Netflix is entering a new era, one marked by the creative firepower of Shonda Rhimes, Ryan Murphy, Kenya Barris — and yes, Kohan, with whom it inked an overall deal in late 2017. Rhimes’ and Kohan’s pacts were negotiated concurrently, meaning they were the first two to sign overall deals with the streamer.

Alongside “GLOW,” Kohan is executive producing “Slutty Teenage Bounty Hunters” for Netflix, is developing docu-series “Worn Stories” and has optioned the David Eagleman book “Sum: Forty Tales of the Afterlives.”

As for her next personal project as a showrunner? She’s not sure yet.

“It’s been a big year of endings,” says Kohan. “I got divorced, ‘Orange’ ended, two out of three of my kids are going or are away in college.
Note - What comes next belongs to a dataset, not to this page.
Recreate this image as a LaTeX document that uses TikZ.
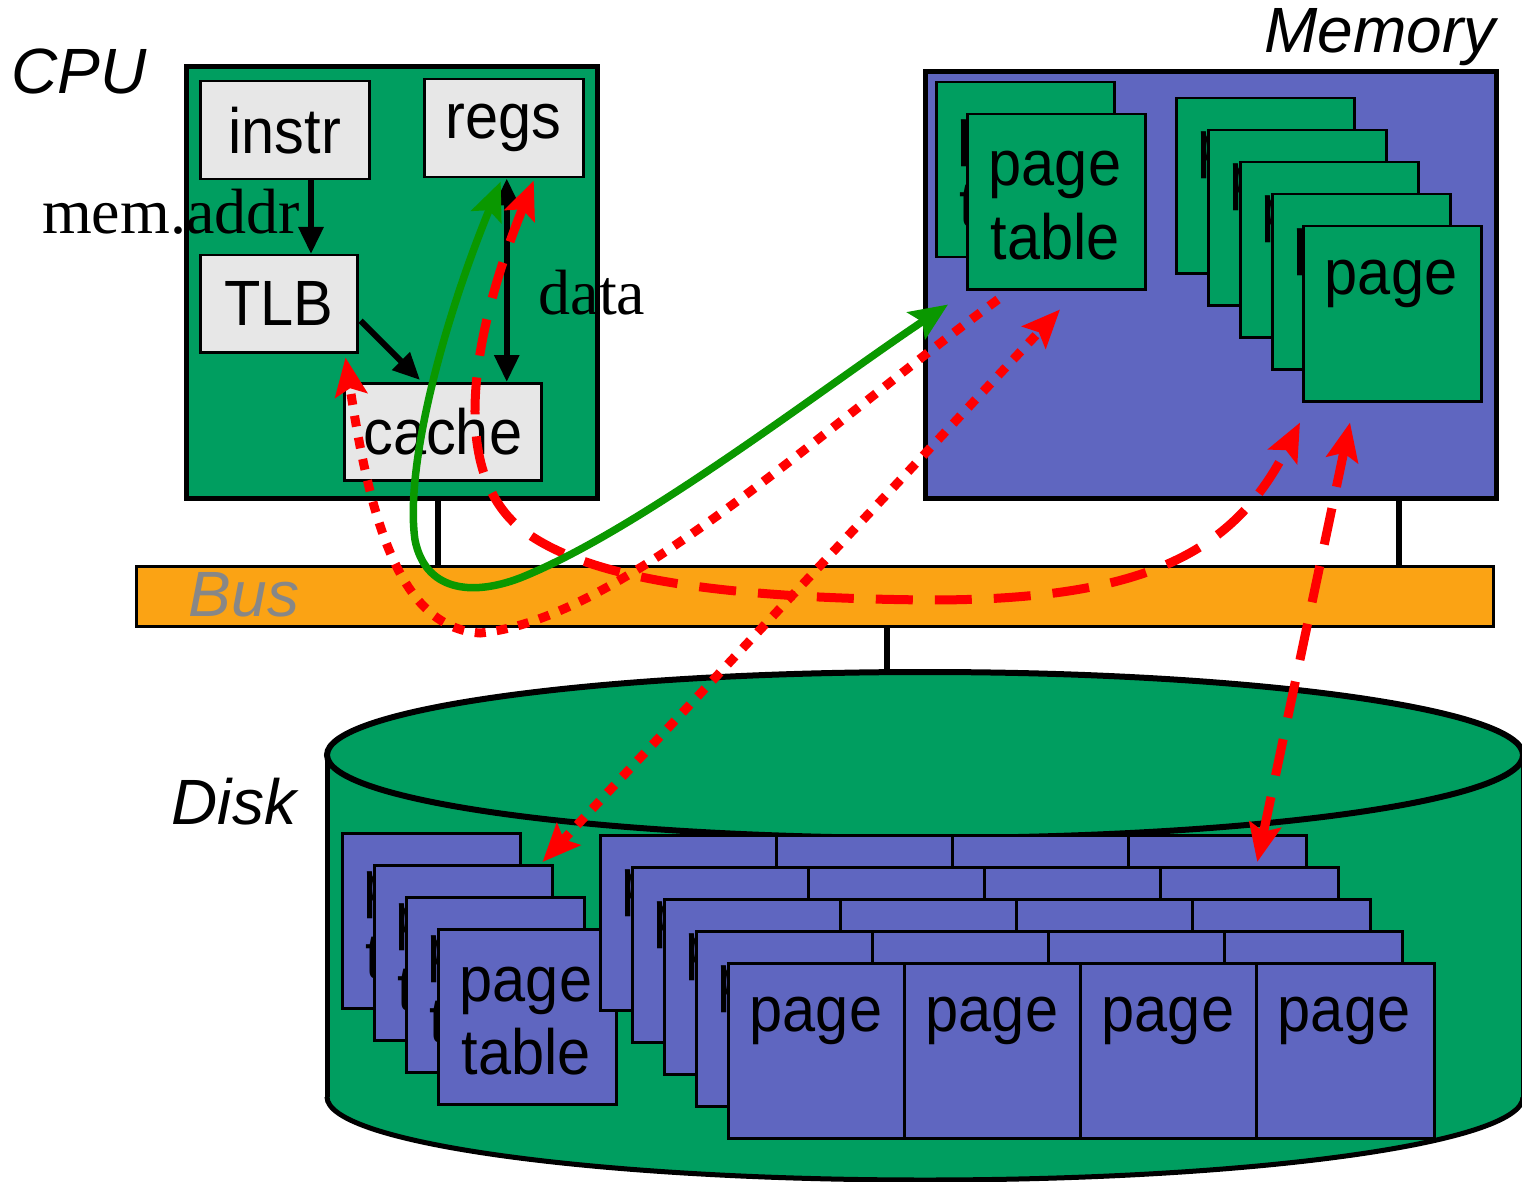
\documentclass[tikz,border=0pt]{standalone}
\usepackage{fontspec}
\setmainfont{Liberation Serif}
\setsansfont{Liberation Sans}
\newfontfamily\nar{Liberation Sans}[FakeStretch=0.93]
\usetikzlibrary{arrows.meta,calc,shapes.geometric}
\definecolor{cpugreen}{RGB}{0,158,96}
\definecolor{memblue}{RGB}{95,102,192}
\definecolor{lgray}{RGB}{231,231,231}
\definecolor{busorange}{RGB}{251,163,20}
\definecolor{agreen}{RGB}{10,152,0}
\definecolor{buslab}{RGB}{135,135,135}
\newcommand\boxfont{\nar\fontsize{64}{75}\selectfont}
\tikzset{
  rtip/.tip={Stealth[length=38pt,width=32pt,inset=7pt]},
  btip/.tip={Triangle[length=27pt,width=24pt]},
  box/.style={draw, line width=2.5pt, fill=lgray, font=\boxfont, inner sep=0pt, anchor=north west},
  pgb/.style={draw, line width=2.5pt, inner sep=0pt, anchor=north west, minimum width=178pt, minimum height=175pt},
  pgtxt/.style={font=\boxfont, inner sep=0pt, anchor=base},
  lab/.style={font=\sffamily\itshape\fontsize{64}{70}\selectfont, inner sep=0pt},
  serlab/.style={font=\fontsize{64}{70}\selectfont, inner sep=0pt},
  blk/.style={line width=6pt, -btip},
  stem/.style={line width=6pt},
  rdot/.style={red, line width=9pt, dash pattern=on 11pt off 11pt},
  rdash/.style={red, line width=9pt, dash pattern=on 37pt off 22pt},
  garrow/.style={agreen, line width=7.5pt, rtip-rtip},
}
\newcommand\pgbox[4]{% name, x, y, fill
  \node[pgb, fill=#4] (#1) at (#2,#3) {};
  \node[pgtxt] at ($(#1.north west)+(89,69)$) {page};}
\newcommand\ptbox[4]{% name, x, y, fill
  \node[pgb, fill=#4] (#1) at (#2,#3) {};
  \node[pgtxt] at ($(#1.north west)+(89,73)$) {page};
  \node[pgtxt] at ($(#1.north west)+(89,146)$) {table};}
\begin{document}
\begin{tikzpicture}[x=1pt,y=-1pt]
\useasboundingbox (0,0) rectangle (1522,1182);

% ---------- Disk cylinder ----------
\fill[cpugreen] (327,755) rectangle (1523,1097);
\fill[cpugreen] (925,1097) ellipse [x radius=598pt, y radius=83pt];
\begin{scope}
  \clip (300,1097) rectangle (1540,1200);
  \draw[line width=5pt] (925,1097) ellipse [x radius=598pt, y radius=83pt];
\end{scope}
\draw[line width=5pt] (327,755) -- (327,1097);
\draw[line width=5pt] (1523,755) -- (1523,1097);
\node[draw, line width=6pt, fill=cpugreen, ellipse, inner sep=0pt,
      minimum width=1196pt, minimum height=166pt] (disktop) at (925,755) {};

% disk page tables
\ptbox{dpt0}{341}{832}{memblue}
\ptbox{dpt1}{373}{864}{memblue}
\ptbox{dpt2}{405}{896}{memblue}
\ptbox{dpt3}{437}{928}{memblue}
% disk pages
\foreach \r in {0,...,4}{
  \foreach \c in {0,...,3}{
    \pgbox{dp\r\c}{599+32*\r+176*\c}{834+32*\r}{memblue}
  }
}

% ---------- Bus ----------
\node[draw, line width=2.5pt, fill=busorange, anchor=north west, inner sep=0pt,
      minimum width=1357pt, minimum height=60pt] (bus) at (135,565) {};
\node[lab, text=buslab] (buslabel) at (244,595) {Bus};

% ---------- CPU ----------
\node[draw, line width=5pt, fill=cpugreen, anchor=north west, inner sep=0pt,
      minimum width=411pt, minimum height=432pt] (cpu) at (184,64) {};
\node[box, minimum width=169pt, minimum height=98pt] (instr) at (199,80) {instr};
\node[box, minimum width=159pt, minimum height=98pt] (regs) at (423,78) {regs};
\node[box, minimum width=157pt, minimum height=97pt] (tlb) at (199,254) {TLB};
\node[box, minimum width=197pt, minimum height=97pt] (cache) at (343,382) {cache};
\node[lab] (cpulabel) at (79,71) {CPU};

% ---------- Memory ----------
\node[draw, line width=5pt, fill=memblue, anchor=north west, inner sep=0pt,
      minimum width=571pt, minimum height=427pt] (mem) at (923,69) {};
\node[lab] (memlabel) at (1380,37) {Memory};
\ptbox{mpt0}{935}{81}{cpugreen}
\ptbox{mpt1}{966}{113}{cpugreen}
\pgbox{mp0}{1175}{97}{cpugreen}
\pgbox{mp1}{1207}{129}{cpugreen}
\pgbox{mp2}{1239}{161}{cpugreen}
\pgbox{mp3}{1271}{193}{cpugreen}
\pgbox{mp4}{1302}{225}{cpugreen}

\node[lab] (disklabel) at (234,802) {Disk};

% ---------- bus stems ----------
\draw[stem] ($(cpu.south west)+(254,0)$) coordinate (s1) -- (s1 |- bus.north);
\draw[stem] ($(mem.south west)+(476,0)$) coordinate (s2) -- (s2 |- bus.north);
\draw[stem] ($(bus.south west)+(752,0)$) coordinate (s3) -- (s3 |- disktop.north);

% ---------- black arrows ----------
\draw[blk] ($(instr.south west)+(112,0)$) coordinate (ia) -- (ia |- tlb.north);
\draw[blk] ($(tlb.east)+(2,17)$) -- ($(cache.north west)+(77,-2)$);
\draw[line width=6pt, btip-btip] ($(regs.south)+(3,0)$) coordinate (ra) -- (ra |- cache.north);

\node[serlab] (memaddr) at (171,212) {mem.addr};
\node[serlab] (datalab) at (592,293) {data};

% ---------- coloured paths ----------
\coordinate (gA) at ($(mpt1.south west)+(-18,14)$);
\coordinate (gB) at ($(regs.south)+(-3,3)$);
\coordinate (rA) at ($(regs.south)+(30,2)$);
\coordinate (rB) at ($(mp4.south west)+(-2,20)$);
\coordinate (rC) at ($(mp4.south west)+(48,20)$);
\coordinate (rD) at ($(dp13.north)+(8,-4)$);
\coordinate (dA) at ($(mpt1.south west)+(32,9)$);
\coordinate (dB) at ($(tlb.south east)+(-13,4)$);
\coordinate (dC) at ($(dpt1.north east)+(-11,-2)$);
\coordinate (dD) at ($(mpt1.south west)+(94,19)$);

\draw[rdot, -rtip] (dA) .. controls (820,430) and (620,620) .. (480,633)
      .. controls (400,628) and (370,520) .. (dB);
\draw[rdot, rtip-rtip] (dC) -- (dD);
\draw[rdash, rtip-rtip] (rA) .. controls (470,340) and (450,470) .. (520,528)
      .. controls (580,575) and (700,598) .. (930,600)
      .. controls (1150,600) and (1235,550) .. (rB);
\draw[rdash, rtip-rtip] (rC) -- (rD);
\draw[garrow] (gA) .. controls (820,390) and (640,530) .. (520,578)
      .. controls (470,597) and (425,590) .. (415,540)
      .. controls (405,470) and (440,330) .. (gB);
\end{tikzpicture}
\end{document}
It’s a lot to figure out. I’m hoping all this transition and turmoil leads to some really interesting writing. But right now I’m still roiling a little bit, so it’s hard to get the pen to write straight.”

Moving on from Litchfield, she knows what she doesn’t want — which Netflix might be wise to take as an indicator of what to expect next from the creator.

“Let me say what I’m not interested in right now: dystopia and darkness,” says Kohan. “I think there’ve been too many shows of late that are either instruction manuals for evil or just depressing. I’d like to reflect more hopefulness and more light and what life could be in a better way while still having conflict and darkness. But I’m really weary of this feedback loop of awfulness, and I kind of have a mandate right now to show better worlds.”